The girl said she ran away from many of the centers, including a shelter in Waco.
Massey referred to the system failure in her closing arguments but also said the system failed again by allowing Evans to parole from a 20-year prison term with four previous felony convictions and his long history of criminal behavior.
“This defendant could have seen her as a broken girl,” Massey said. “But instead, what he saw was an object that he could profit and benefit from.”
The girl called Evans’ Preston Street home, which sits across the street from a church and a half-block from a park, a “trap house,” describing it as a place where people paid Evans to take drugs and have sex. She said Evans had sex with her on numerous occasions when she was 15, and other men who came to the house paid Evans to have sex with her.
She told the jury about one day last year when she said she didn’t even bother to get dressed because Evans allowed a steady flow of men to come into a bedroom there to have sex with her.

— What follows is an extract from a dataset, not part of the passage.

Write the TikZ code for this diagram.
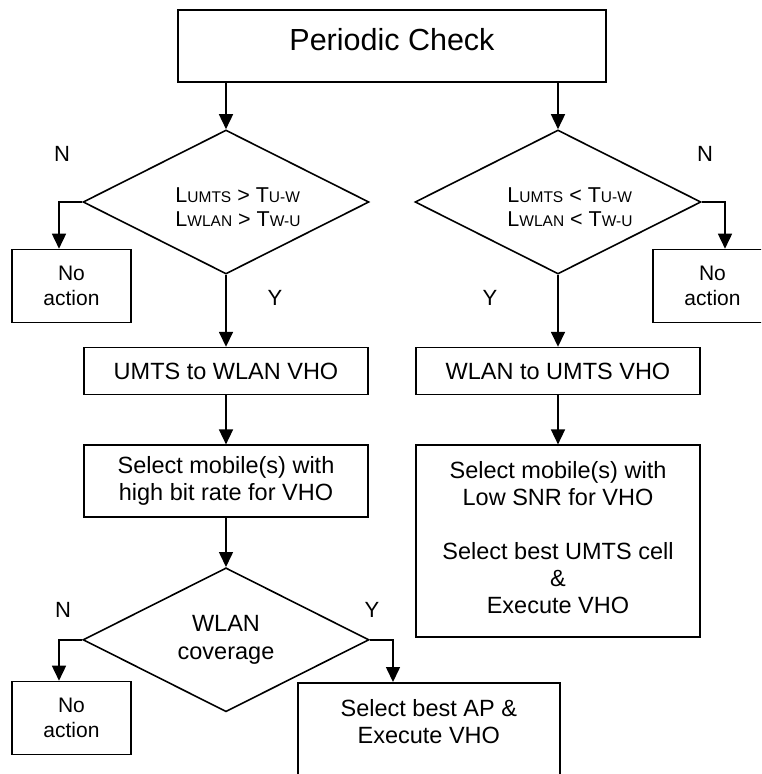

A woman she met helped her escape from Evans’ home, and the two lived together for a time, she said. She prostituted herself to get money to survive and to feed her crack cocaine habit, she said.
After that, she was sent back to juvenile detention and later to a drug rehabilitation center in Florida, she said.
“All I have ever wanted since I was a little kid was to be with a family,” she said Wednesday. “I would give up drugs in a heartbeat to have a family.”